WHAT TO WORK ON. Restate the data exactly as given and keep the pictures out.

──────── DATA BLOCK ────────

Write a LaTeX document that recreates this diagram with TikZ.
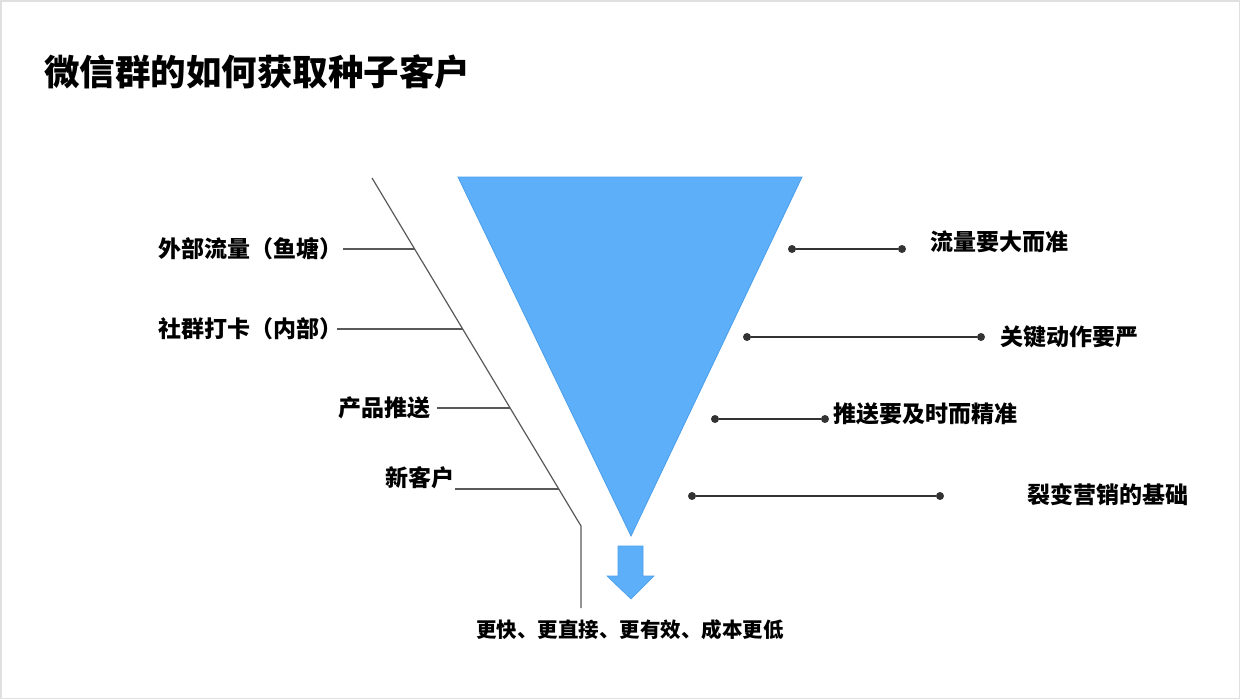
\documentclass[tikz,border=0pt]{standalone}
\usepackage{fontspec}
\usepackage{xcolor}
\usetikzlibrary{shapes, positioning}
\newfontfamily\cjk{Noto Sans CJK SC}
\definecolor{funnelblue}{HTML}{5DAFF9}
\definecolor{funneledge}{HTML}{4A9EEA}
\definecolor{darkline}{HTML}{333333}
\tikzset{
    lbl/.style={inner sep=0pt, font=\cjk\bfseries\fontsize{23}{25}\selectfont},
    pin/.style={circle, fill=darkline, inner sep=0pt, minimum size=8pt},
    thin/.style={draw=black!65, line width=1.2pt},
    rule/.style={draw=darkline, line width=1.6pt}
}

\begin{document}
\begin{tikzpicture}[x=1pt, y=-1pt]
        \useasboundingbox (0, 0) rectangle (1240, 699);
        \draw[black!12, line width=3pt] (0, 0) rectangle (1240, 699);
        
        \node[lbl, anchor=west, font=\cjk\bfseries\fontsize{35.5}{38}\selectfont] (title) at (44, 72) {微信群的如何获取种子客户};
        
        % funnel
        \coordinate (tl) at (458, 177);
        \coordinate (tr) at (802, 177);
        \coordinate (tip) at (631, 536);
        \fill[funnelblue, draw=funneledge, line width=0.8pt] (tl) -- (tr) -- (tip) -- cycle;
        
        % outer side line
        \coordinate (s0) at (372, 178);
        \coordinate (s1) at (415, 249);
        \coordinate (s2) at (463, 329);
        \coordinate (s3) at (510, 408);
        \coordinate (s4) at (559, 489);
        \coordinate (s5) at (581, 526);
        \coordinate (s6) at (581, 608);
        \draw[thin] (s0) -- (s5) -- (s6);
        
        \node[lbl, anchor=east] (a) at (343, 249) {外部流量（鱼塘）};
        \node[lbl, anchor=east] (b) at (343, 329) {社群打卡（内部）};
        \node[lbl, anchor=east] (c) at (431, 408) {产品推送};
        \node[lbl, anchor=south east] (d) at (455, 489) {新客户};
        
        \draw[thin] (a.east) to (s1)
            ([xshift=-6pt]b.east) to (s2)
            ([xshift=6pt]c.east) to (s3)
            (d.south east) to (s4);
        
        % right side rules
        \node[pin] (p1) at (792, 249) {};
        \node[pin] (q1) at (902, 249) {};
        \node[pin] (p2) at (747, 337) {};
        \node[pin] (q2) at (981, 337) {};
        \node[pin] (p3) at (715, 419) {};
        \node[pin] (q3) at (825, 419) {};
        \node[pin] (p4) at (692, 496) {};
        \node[pin] (q4) at (940, 496) {};
        
        \draw[rule] (p1) to (q1)
            (p2) to (q2)
            (p3) to (q3)
            (p4) to (q4);
        
        \node[lbl, anchor=west] (e) at (930, 242) {流量要大而准};
        \node[lbl, anchor=west] (f) at (1000, 337) {关键动作要严};
        \node[lbl, anchor=west] (g) at (833, 414) {推送要及时而精准};
        \node[lbl, anchor=west] (h) at (1027, 495) {裂变营销的基础};
        
        % down arrow
        \fill[funnelblue, draw=funneledge, line width=0.6pt] (618, 546) -- (643, 546) -- (643, 576)
            -- (654, 576) -- (631, 599) -- (607, 576) -- (618, 576) -- cycle;
        
        \node[lbl, font=\cjk\bfseries\fontsize{20.5}{22}\selectfont] (out) at (630, 630) {更快、更直接、更有效、成本更低};
    \end{tikzpicture}
\end{document}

────────

SOLUTION TO THE PROBLEM.
Write a LaTeX document that recreates this diagram with TikZ.
\documentclass[tikz,border=0pt]{standalone}
\usepackage{fontspec}
\usepackage{xcolor}
\usetikzlibrary{shapes, positioning}
\newfontfamily\cjk{Noto Sans CJK SC}
\definecolor{funnelblue}{HTML}{5DAFF9}
\definecolor{funneledge}{HTML}{4A9EEA}
\definecolor{darkline}{HTML}{333333}
\tikzset{
    lbl/.style={inner sep=0pt, font=\cjk\bfseries\fontsize{23}{25}\selectfont},
    pin/.style={circle, fill=darkline, inner sep=0pt, minimum size=8pt},
    thin/.style={draw=black!65, line width=1.2pt},
    rule/.style={draw=darkline, line width=1.6pt}
}

\begin{document}
\begin{tikzpicture}[x=1pt, y=-1pt]
        \useasboundingbox (0, 0) rectangle (1240, 699);
        \draw[black!12, line width=3pt] (0, 0) rectangle (1240, 699);
        
        \node[lbl, anchor=west, font=\cjk\bfseries\fontsize{35.5}{38}\selectfont] (title) at (44, 72) {微信群的如何获取种子客户};
        
        % funnel
        \coordinate (tl) at (458, 177);
        \coordinate (tr) at (802, 177);
        \coordinate (tip) at (631, 536);
        \fill[funnelblue, draw=funneledge, line width=0.8pt] (tl) -- (tr) -- (tip) -- cycle;
        
        % outer side line
        \coordinate (s0) at (372, 178);
        \coordinate (s1) at (415, 249);
        \coordinate (s2) at (463, 329);
        \coordinate (s3) at (510, 408);
        \coordinate (s4) at (559, 489);
        \coordinate (s5) at (581, 526);
        \coordinate (s6) at (581, 608);
        \draw[thin] (s0) -- (s5) -- (s6);
        
        \node[lbl, anchor=east] (a) at (343, 249) {外部流量（鱼塘）};
        \node[lbl, anchor=east] (b) at (343, 329) {社群打卡（内部）};
        \node[lbl, anchor=east] (c) at (431, 408) {产品推送};
        \node[lbl, anchor=south east] (d) at (455, 489) {新客户};
        
        \draw[thin] (a.east) to (s1)
            ([xshift=-6pt]b.east) to (s2)
            ([xshift=6pt]c.east) to (s3)
            (d.south east) to (s4);
        
        % right side rules
        \node[pin] (p1) at (792, 249) {};
        \node[pin] (q1) at (902, 249) {};
        \node[pin] (p2) at (747, 337) {};
        \node[pin] (q2) at (981, 337) {};
        \node[pin] (p3) at (715, 419) {};
        \node[pin] (q3) at (825, 419) {};
        \node[pin] (p4) at (692, 496) {};
        \node[pin] (q4) at (940, 496) {};
        
        \draw[rule] (p1) to (q1)
            (p2) to (q2)
            (p3) to (q3)
            (p4) to (q4);
        
        \node[lbl, anchor=west] (e) at (930, 242) {流量要大而准};
        \node[lbl, anchor=west] (f) at (1000, 337) {关键动作要严};
        \node[lbl, anchor=west] (g) at (833, 414) {推送要及时而精准};
        \node[lbl, anchor=west] (h) at (1027, 495) {裂变营销的基础};
        
        % down arrow
        \fill[funnelblue, draw=funneledge, line width=0.6pt] (618, 546) -- (643, 546) -- (643, 576)
            -- (654, 576) -- (631, 599) -- (607, 576) -- (618, 576) -- cycle;
        
        \node[lbl, font=\cjk\bfseries\fontsize{20.5}{22}\selectfont] (out) at (630, 630) {更快、更直接、更有效、成本更低};
    \end{tikzpicture}
\end{document}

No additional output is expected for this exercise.